Yep I'll try another container Marie. I have a large plastic tub left over from the water restriction times - just a matter of finding somewhere I can put it as it's quite large. I will succeed!

Comment by Lissa on December 3, 2011 at 5:45

Two lots I've had sitting in very sunny spots. They died. So the next lot I put around the side of the house which doesn't get so much sun. They died.

I had one lot swimming in water. They died. I had the last lot just sitting in water over their soil mix (marshy). They died.

The only common denominator is the pot.

Comment by Elaine de Saxe on December 2, 2011 at 20:51

My understanding is that Water Chestnuts need sun and lots of it ... it sounds as though yours would be in shade/semi-shade.

Comment by Lissa on December 2, 2011 at 17:58

I just can't keep waterchestnuts alive Elaine :( I don't know if it's the pot I'm using or what, but they all die every time.

These might taste like WC but they are bigger and should be more of them to crop. I'm a little scared to put them in the ground :S partly because of your experience with the rampant thick growth.
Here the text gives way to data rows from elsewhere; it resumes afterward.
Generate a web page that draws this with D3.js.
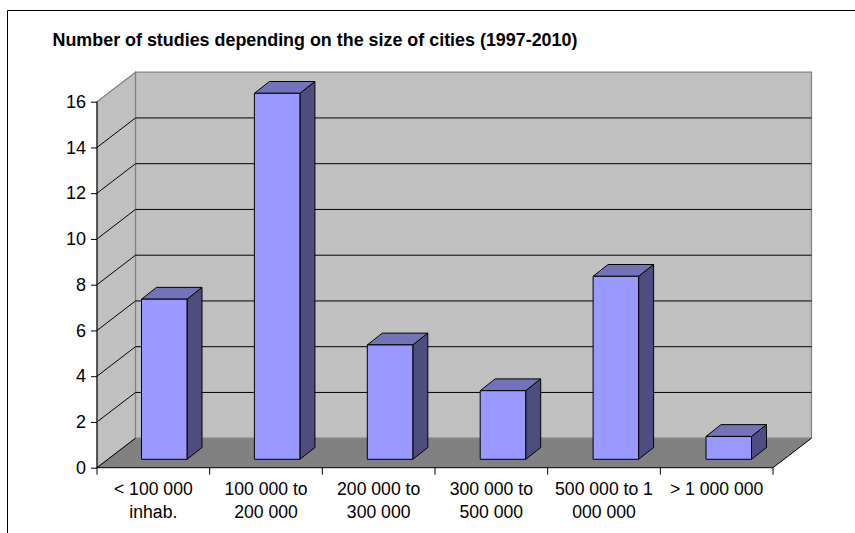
<!DOCTYPE html>
<html>
<head>
<meta charset="utf-8">
<script src="https://cdnjs.cloudflare.com/ajax/libs/d3/7.8.5/d3.min.js"></script>
<style>
html,body{margin:0;padding:0;background:#fff}
svg{display:block}
text{font-family:"Liberation Sans",Arial,sans-serif;fill:#000}
</style>
</head>
<body>
<svg id="chart" width="855" height="533"></svg>
<script>
const categories = ["< 100 000 inhab.", "100 000 to 200 000", "200 000 to 300 000", "300 000 to 500 000", "500 000 to 1 000 000", "> 1 000 000"];
const categoryLines = [["< 100 000", "inhab."], ["100 000 to", "200 000"], ["200 000 to", "300 000"], ["300 000 to", "500 000"], ["500 000 to 1", "000 000"], ["> 1 000 000"]];
const studies = [7, 16, 5, 3, 8, 1];
const yTicks = [0, 2, 4, 6, 8, 10, 12, 14, 16];
const titleText = "Number of studies depending on the size of cities (1997-2010)";

const svg = d3.select("#chart");

// Front plane of the box and the oblique offset of its back wall
const x = d3.scaleBand().domain(categories).range([97, 773]);
const y = d3.scaleLinear().domain([0, 16]).range([467.7, 101.7]);
const depth = {dx: 38.5, dy: -29.5};
// Columns stand partway into the box, so they get their own band positions
const xColumn = d3.scaleBand().domain(categories).range([107.8, 785.2]);
const bar = {lift: 8.4, width: 45.5, dx: 15, dy: -11.8};

const poly = pts => "M" + pts.map(p => p.join(",")).join("L") + "Z";
const L = x.range()[0], R = x.range()[1];
const bx = depth.dx, by = depth.dy;

// Chart frame: only the top and left edges fall within the page
svg.append("path").attr("d", "M7.5,533V10.5H855").attr("fill", "none").attr("stroke", "#000");

svg.append("text").attr("x", 52.5).attr("y", 45.5).attr("font-weight", "bold").attr("font-size", 17.9)
  .text(titleText);

// Walls and floor
const wallStroke = "#808080";
svg.append("path").attr("d", poly([[L + bx, y(16) + by], [R + bx, y(16) + by], [R + bx, y(0) + by], [L + bx, y(0) + by]]))
  .attr("fill", "#c0c0c0").attr("stroke", wallStroke).attr("stroke-width", 1.2);
svg.append("path").attr("d", poly([[L, y(16)], [L + bx, y(16) + by], [L + bx, y(0) + by], [L, y(0)]]))
  .attr("fill", "#c0c0c0").attr("stroke", wallStroke).attr("stroke-width", 1.2);
svg.append("path").attr("d", poly([[L, y(0)], [L + bx, y(0) + by], [R + bx, y(0) + by], [R, y(0)]]))
  .attr("fill", "#808080");

// Gridlines run along the side wall and across the back wall
svg.append("g").selectAll("path").data(yTicks.filter(t => t > 0 && t < 16)).join("path")
  .attr("d", t => `M${L},${y(t)}L${L + bx},${y(t) + by}H${R + bx}`)
  .attr("fill", "none").attr("stroke", "#000").attr("stroke-width", 1);

// Floor front and right edges
svg.append("path").attr("d", `M${L},${y(0)}L${L + bx},${y(0) + by}`).attr("stroke", "#000").attr("fill", "none");
svg.append("path").attr("d", `M${R},${y(0)}L${R + bx},${y(0) + by}`).attr("stroke", "#000").attr("fill", "none");

// Columns: front, top and side faces
const bars = svg.append("g").selectAll("g").data(categories).join("g")
  .attr("stroke", "#000").attr("stroke-width", 1).attr("stroke-linejoin", "round");
const barLeft = c => xColumn(c) + xColumn.bandwidth() / 2 - bar.width / 2;
const barTop = i => y(studies[i]) - bar.lift;
const barBase = y(0) - bar.lift;
bars.append("path").attr("fill", "#4d4d80").attr("d", (c, i) => poly([
  [barLeft(c) + bar.width, barTop(i)], [barLeft(c) + bar.width + bar.dx, barTop(i) + bar.dy],
  [barLeft(c) + bar.width + bar.dx, barBase + bar.dy], [barLeft(c) + bar.width, barBase]]));
bars.append("path").attr("fill", "#7373b9").attr("d", (c, i) => poly([
  [barLeft(c), barTop(i)], [barLeft(c) + bar.dx, barTop(i) + bar.dy],
  [barLeft(c) + bar.width + bar.dx, barTop(i) + bar.dy], [barLeft(c) + bar.width, barTop(i)]]));
bars.append("path").attr("fill", "#9999ff").attr("d", (c, i) => poly([
  [barLeft(c), barTop(i)], [barLeft(c) + bar.width, barTop(i)], [barLeft(c) + bar.width, barBase], [barLeft(c), barBase]]));

// Value axis
const yAxis = d3.axisLeft(y).tickValues(yTicks).tickSize(6).tickPadding(5);
const gy = svg.append("g").attr("transform", `translate(${L},0)`).call(yAxis);
gy.select(".domain").attr("stroke", "#000").attr("d", `M0,${y(16)}V${y(0)}`);
gy.selectAll("text").attr("font-size", 18).attr("font-family", "Liberation Sans").attr("fill", "#000");

// Category axis: ticks sit on the band edges, labels wrap over two lines
const axisG = svg.append("g").attr("transform", `translate(0,${y(0)})`);
axisG.append("path").attr("d", `M${L},0H${R}`).attr("stroke", "#000");
axisG.selectAll("line").data(categories.map(c => x(c)).concat([R])).join("line")
  .attr("x1", d => d).attr("x2", d => d).attr("y1", 0).attr("y2", 7).attr("stroke", "#000");
axisG.selectAll("text").data(categories).join("text")
  .attr("text-anchor", "middle").attr("font-size", 17.6)
  .attr("transform", c => `translate(${x(c) + x.bandwidth() / 2},0)`)
  .selectAll("tspan").data((c, i) => categoryLines[i]).join("tspan")
  .attr("x", 0).attr("y", (d, i) => 27.5 + i * 22.7).text(d => d);
</script>
</body>
</html>
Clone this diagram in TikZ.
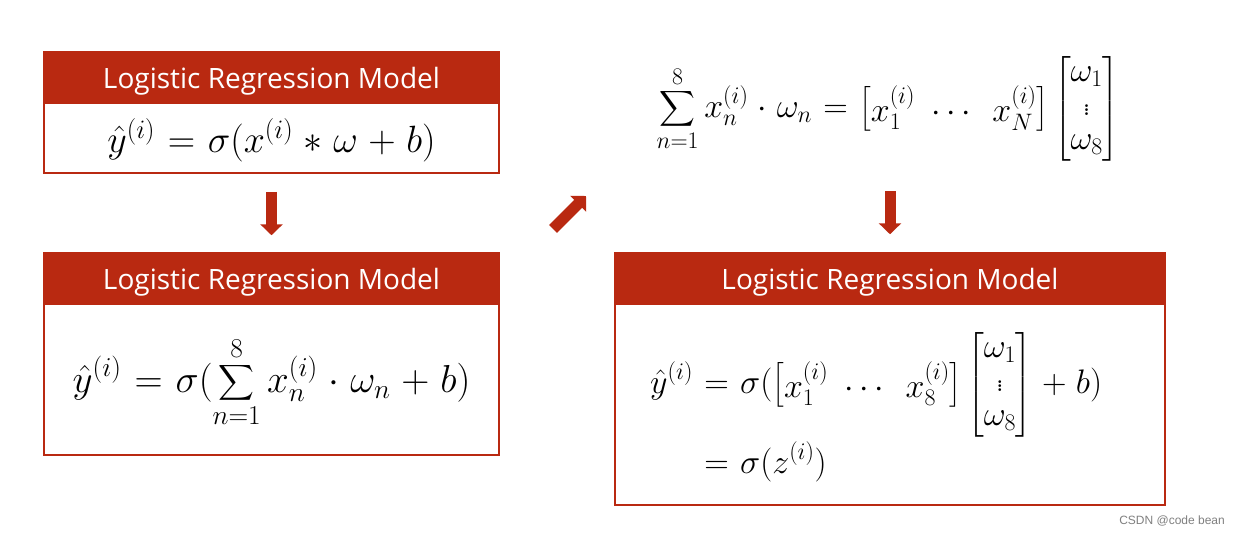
\RequirePackage{fix-cm}
\documentclass[tikz,border=0pt]{standalone}
\usepackage{amsmath}
\usepackage[no-math]{fontspec}
\newfontfamily\headfont{Open Sans}
\newfontfamily\markfont{Liberation Sans}
\usetikzlibrary{arrows.meta,positioning}
\definecolor{lrred}{RGB}{185,41,17}
\thickmuskip=6mu plus 3mu
\medmuskip=5mu plus 2mu minus 2mu
\newcommand{\rowvec}[1]{{\arraycolsep=8pt\begin{bmatrix} #1 \end{bmatrix}}}
\tikzset{
  boxframe/.style={draw=lrred, line width=1.5pt, fill=white, minimum width=455pt, inner sep=0pt},
  boxhead/.style={fill=lrred, text=white, minimum width=455pt, minimum height=53pt, inner sep=0pt, text depth=0pt, font=\headfont\fontsize{28}{34}\selectfont},
  eqtext/.style={font=\fontsize{34}{34}\selectfont, inner sep=0pt},
  bigarrow/.style={draw=lrred, line width=11pt, -{Triangle[width=22pt,length=11pt]}}
}
\begin{document}
\begin{tikzpicture}[x=1pt,y=-1pt]
      \useasboundingbox[fill=white] (0,0) rectangle (1238,536);
      % left column
      \node[boxframe, minimum height=121pt] (boxA) at (271.5,112.5) {};
      \node[boxhead, anchor=north] (headA) at (boxA.north) {Logistic Regression Model};
      \node[eqtext, font=\fontsize{38}{38}\selectfont] (eqA) at (271.5,140) {$\hat{y}^{(i)} = \sigma(x^{(i)} * \omega + b)$};
      \node[boxframe, minimum height=202pt] (boxB) at (271.5,354) {};
      \node[boxhead, anchor=north] (headB) at (boxB.north) {Logistic Regression Model};
      \node[eqtext, font=\fontsize{39}{39}\selectfont] (eqB) at (271.5,382) {$\displaystyle \hat{y}^{(i)} = \sigma(\sum_{n=1}^{8} x_n^{(i)} \cdot \omega_n + b)$};
      % right column
      \node[eqtext] (eqTop) at (888,109) {$\displaystyle \sum_{n=1}^{8} x_n^{(i)} \cdot \omega_n = \rowvec{x_1^{(i)} & \cdots & x_N^{(i)}} \begin{bmatrix} \omega_1 \\ \vdots \\ \omega_8 \end{bmatrix}$};
      \node[boxframe, minimum width=550pt, minimum height=252pt] (boxC) at (890,379) {};
      \node[boxhead, minimum width=550pt, anchor=north] (headC) at (boxC.north) {Logistic Regression Model};
      \node[eqtext, anchor=west] (eqC) at (650,408) {$\begin{aligned} \hat{y}^{(i)} &= \sigma(\rowvec{x_1^{(i)} & \cdots & x_8^{(i)}} \begin{bmatrix} \omega_1 \\ \vdots \\ \omega_8 \end{bmatrix} + b) \\ &= \sigma(z^{(i)}) \end{aligned}$};
      % arrows
      \coordinate (tailD) at (553,229);
      \coordinate (tipD) at (586,196);
      \draw[bigarrow] ([yshift=-18pt]boxA.south) -- ([yshift=17pt]boxB.north);
      \draw[bigarrow] (tailD) -- (tipD);
      \draw[bigarrow] ([yshift=61pt]boxC.north) -- ([yshift=18pt]boxC.north);
      \node[text=gray, font=\markfont\fontsize{12}{14}\selectfont, anchor=east, inner sep=0pt] (mark) at (1225,521) {CSDN @code bean};
\end{tikzpicture}
\end{document}
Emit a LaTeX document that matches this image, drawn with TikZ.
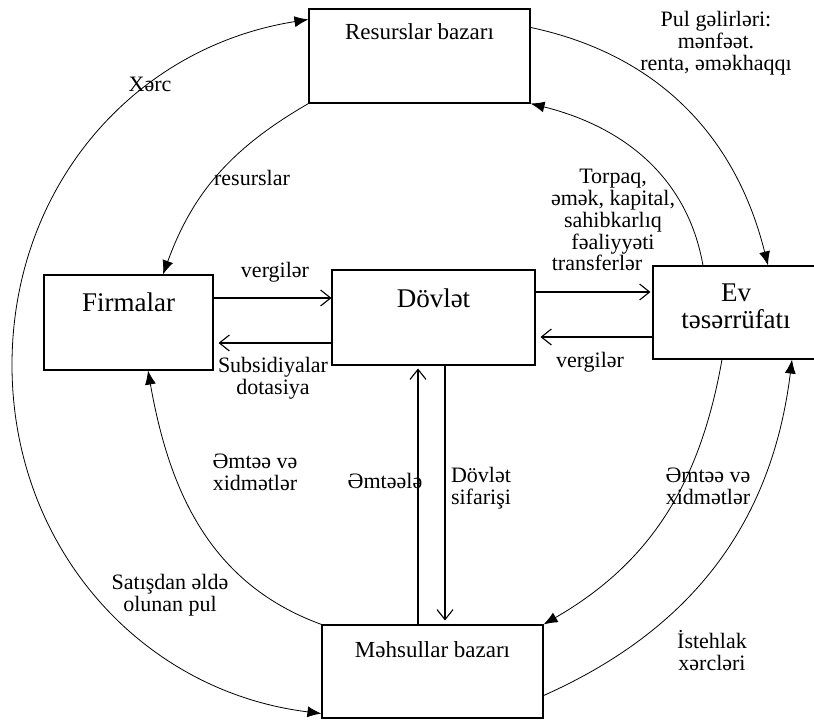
\documentclass[tikz,border=0pt]{standalone}
\usepackage{fontspec}
\setmainfont{Liberation Serif}
\usetikzlibrary{arrows.meta}

\tikzset{
  box/.style={draw, rectangle, line width=1.1pt, inner sep=3pt,
    font=\fontsize{27}{28}\selectfont},
  lbl/.style={align=center, inner sep=0pt, font=\fontsize{22}{22}\selectfont},
  flow/.style={draw, line width=1.1pt, -{Straight Barb[length=10pt,width=16pt]}},
  loop/.style={draw, line width=0.8pt, -{Latex[length=14pt,width=11pt]}}
}

\begin{document}
\begin{tikzpicture}[x=1pt,y=1pt]
      \useasboundingbox (0,0) rectangle (814,723);

      \begin{scope}[every node/.style={box}]
        \node (res)  at (419.5,667) [minimum width=221pt, minimum height=94pt,
          text depth=48pt, font=\fontsize{23}{24}\selectfont] {Resurslar bazarı};
        \node (firm) at (128.5,400.5) [minimum width=169pt, minimum height=95pt,
          text depth=41pt] {Firmalar};
        \node (dov)  at (433.5,405.5) [minimum width=203pt, minimum height=95pt,
          text depth=39pt] {Dövlət};
        \node (ev)   at (736.5,410.5) [minimum width=167pt, minimum height=93pt] {};
        \node (mhs)  at (432.5,51.5)  [minimum width=221pt, minimum height=93pt,
          text depth=43pt, font=\fontsize{23}{24}\selectfont] {Məhsullar bazarı};
      \end{scope}

      \node[lbl, font=\fontsize{27}{27}\selectfont] (evtxt) at (736,416.5) {Ev\\təsərrüfatı};

      % ports on the boxes
      \coordinate (L)     at (12,358);
      \coordinate (resW)  at ([yshift=-11pt]res.north west);
      \coordinate (resE)  at ([yshift=-19pt]res.north east);
      \coordinate (firmN) at ([xshift=34.5pt]firm.north);
      \coordinate (firmS) at ([xshift=19.5pt]firm.south);
      \coordinate (evNW)  at ([xshift=-33.5pt]ev.north);
      \coordinate (evNE)  at ([xshift=31.5pt]ev.north);
      \coordinate (evSW)  at ([xshift=-14.5pt]ev.south);
      \coordinate (evSE)  at ([xshift=55.5pt]ev.south);
      \coordinate (mhsW)  at ([yshift=5pt]mhs.south west);
      \coordinate (mhsE)  at ([yshift=23pt]mhs.south east);

      \begin{scope}[every edge/.style={loop}]
        \path (L)    edge[out=90, in=189]  (resW);
        \path (L)    edge[out=270, in=173] (mhsW);
        \path (resE) edge[out=-12, in=104] (evNE);
        \path (evNW) edge[out=100, in=-14] (res.south east);
        \path (res.south west) edge[out=210, in=70]  (firmN);
        \path (mhs.north west) edge[out=160, in=-80] (firmS);
        \path (evSW) edge[out=260, in=30]  (mhs.north east);
        \path (mhsE) edge[out=24, in=-97]  (evSE);
      \end{scope}

      \draw[flow] ([yshift=24.5pt]firm.east) -- ([yshift=24.5pt]firm.east -| dov.west);
      \draw[flow, shorten >=5pt] ([yshift=-25.5pt]dov.west) -- ([yshift=-25.5pt]dov.west -| firm.east);
      \draw[flow, shorten >=2pt] ([yshift=25.5pt]dov.east) -- ([yshift=25.5pt]dov.east -| ev.west);
      \draw[flow, shorten >=5pt] ([yshift=-24.5pt]ev.west) -- ([yshift=-24.5pt]ev.west -| dov.east);
      \draw[flow, shorten >=3pt] ([xshift=-14.5pt]mhs.north) -- ([xshift=-14.5pt]mhs.north |- dov.south);
      \draw[flow, shorten >=4pt] ([xshift=11.5pt]dov.south) -- ([xshift=11.5pt]dov.south |- mhs.north);

      \begin{scope}[every node/.style={lbl}]
        \node (lxerc)  at (150,639) {Xərc};
        \node (lres)   at (252,545) {resurslar};
        \node (lpul)   at (716,680) {Pul gəlirləri:\\mənfəət.\\renta, əməkhaqqı};
        \node (ltor)   at (613,511) {Torpaq,\\əmək, kapital,\\sahibkarlıq\\fəaliyyəti};
        \node (lverg1) at (275,451) {vergilər};
        \node (ltrans) at (597,460) {transferlər};
        \node (lverg2) at (590,361) {vergilər};
        \node (lsub)   at (273,345) {Subsidiyalar\\dotasiya};
        \node (lemt1)  at (255,251) {Əmtəə və\\xidmətlər};
        \node (lemt)   at (385,242) {Əmtəələ};
        \node (lsif)   at (481,235) {Dövlət\\sifarişi};
        \node (lemt2)  at (708,237) {Əmtəə və\\xidmətlər};
        \node (lsat)   at (170,128) {Satışdan əldə\\olunan pul};
        \node (list)   at (712,72)  {İstehlak\\xərcləri};
      \end{scope}

    \end{tikzpicture}
\end{document}
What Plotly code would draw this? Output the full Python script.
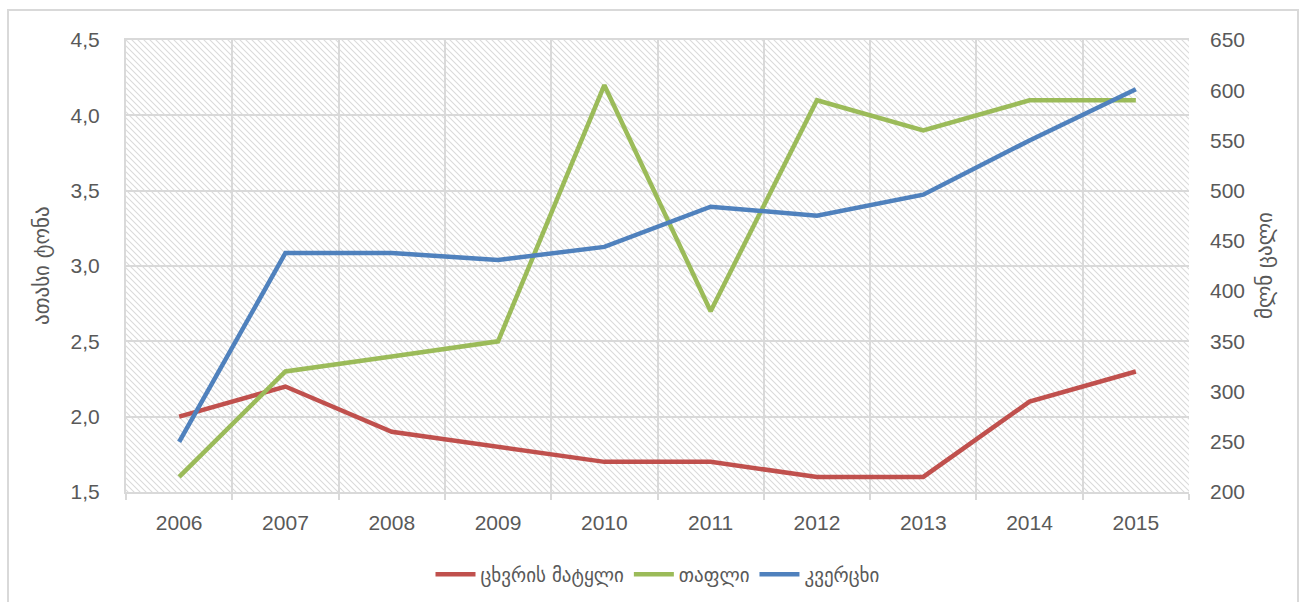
import base64
import plotly.graph_objects as go

years = ["2006", "2007", "2008", "2009", "2010", "2011", "2012", "2013", "2014", "2015"]
wool = [2.0, 2.2, 1.9, 1.8, 1.7, 1.7, 1.6, 1.6, 2.1, 2.3]          # ათასი ტონა
honey = [1.6, 2.3, 2.4, 2.5, 4.2, 2.7, 4.1, 3.9, 4.1, 4.1]         # ათასი ტონა
eggs = [250, 438, 438, 431, 444, 484, 475, 496, 550, 601]          # მლნ ცალი

series_names = ["ცხვრის მატყლი", "თაფლი", "კვერცხი"]
series_colors = ["#C0504D", "#9BBB59", "#4F81BD"]

W, H = 1304, 602
L, R, T, B = 126, 115, 40, 110
PW, PH = W - L - R, H - T - B

NUM_FONT = "Liberation Sans, Arial, sans-serif"
GEO_FONT = "DejaVu Sans, Noto Sans, sans-serif"
TXT = "#595959"
GRID = "#D9D9D9"

# diagonal hatch fill for the plot area
svg = f'''<svg xmlns="http://www.w3.org/2000/svg" width="{PW}" height="{PH}" viewBox="0 0 {PW} {PH}">
<defs><pattern id="h" width="6" height="6" patternUnits="userSpaceOnUse">
<path d="M0,0 L6,6 M-1,5 L1,7 M5,-1 L7,1" stroke="#DADADA" stroke-width="1.1"/>
</pattern></defs>
<rect width="{PW}" height="{PH}" fill="#FFFFFF"/>
<rect width="{PW}" height="{PH}" fill="url(#h)"/>
</svg>'''
hatch_uri = "data:image/svg+xml;base64," + base64.b64encode(svg.encode()).decode()

fig = go.Figure()
fig.add_trace(go.Scatter(x=years, y=wool, name=series_names[0], mode="lines",
                         line=dict(color=series_colors[0], width=4.5), yaxis="y"))
fig.add_trace(go.Scatter(x=years, y=honey, name=series_names[1], mode="lines",
                         line=dict(color=series_colors[1], width=4.5), yaxis="y"))
fig.add_trace(go.Scatter(x=years, y=eggs, name=series_names[2], mode="lines",
                         line=dict(color=series_colors[2], width=4.5), yaxis="y2"))

fig.update_layout(
    width=W, height=H,
    margin=dict(l=L, r=R, t=T, b=B, autoexpand=False),
    paper_bgcolor="#FFFFFF",
    plot_bgcolor="rgba(0,0,0,0)",
    separators=",.",
    showlegend=True,
    legend=dict(orientation="h", x=0.5, xanchor="center", y=-0.14, yanchor="top",
                font=dict(family=GEO_FONT, size=19, color=TXT),
                itemwidth=40, tracegroupgap=0, bgcolor="rgba(0,0,0,0)"),
    xaxis=dict(type="category", range=[-0.5, len(years) - 0.5],
               tickson="boundaries", showgrid=True, gridcolor=GRID,
               gridwidth=2, ticks="outside", ticklen=6, tickcolor=GRID, tickwidth=2,
               showline=True, linecolor=GRID, linewidth=2, mirror=True,
               tickfont=dict(family=NUM_FONT, size=21, color=TXT),
               ticklabelstandoff=11, fixedrange=True),
    yaxis=dict(range=[1.5, 4.5], dtick=0.5, tickformat=".1f", showgrid=True,
               gridcolor=GRID, gridwidth=2, zeroline=False, ticks="",
               showline=True, linecolor=GRID, linewidth=2,
               tickfont=dict(family=NUM_FONT, size=21, color=TXT),
               ticklabelstandoff=20, fixedrange=True),
    yaxis2=dict(range=[200, 650], dtick=50, overlaying="y", side="right",
                showgrid=False, zeroline=False, ticks="", showline=False,
                tickfont=dict(family=NUM_FONT, size=21, color=TXT),
                ticklabelstandoff=20, fixedrange=True),
    images=[dict(source=hatch_uri, xref="x domain", yref="y domain", x=0, y=1,
                 sizex=1, sizey=1, xanchor="left", yanchor="top",
                 sizing="stretch", layer="below")],
    annotations=[
        dict(text="ათასი ტონა", xref="paper", yref="paper",
             x=(42 - L) / PW, y=0.5, textangle=-90, showarrow=False,
             xanchor="center", yanchor="middle",
             font=dict(family=GEO_FONT, size=21, color=TXT)),
        dict(text="მლნ ცალი", xref="paper", yref="paper",
             x=(1265 - L) / PW, y=0.5, textangle=-90, showarrow=False,
             xanchor="center", yanchor="middle",
             font=dict(family=GEO_FONT, size=21, color=TXT)),
    ],
    shapes=[dict(type="rect", xref="paper", yref="paper",
                 x0=(8 - L) / PW, x1=(1298 - L) / PW,
                 y0=(T + PH - 612) / PH, y1=(T + PH - 10) / PH,
                 line=dict(color=GRID, width=2), fillcolor="rgba(0,0,0,0)",
                 layer="below")],
)

fig.write_html("out.html")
Comment by Elaine de Saxe on December 2, 2011 at 13:59

Well if it's similar to Water Chestnuts then personally, with limited growing space, I'd prefer the WCs. At least they are productive in a small area and can be put to one side freeing-up garden space. The Jicama vine I had was totally overwhelming the small trellis I had available. It produced laterals as thick as a couple of pencils and grew feet in a day. What was underground after waiting 9 months was so disappointing. Probably I did not give it the right conditions but I am relying on plants who cope with what I have to offer not me modifying conditions to suit plants. So if Water Chestnuts appeal, grow them if simplicity of cultivation and small space are a factor.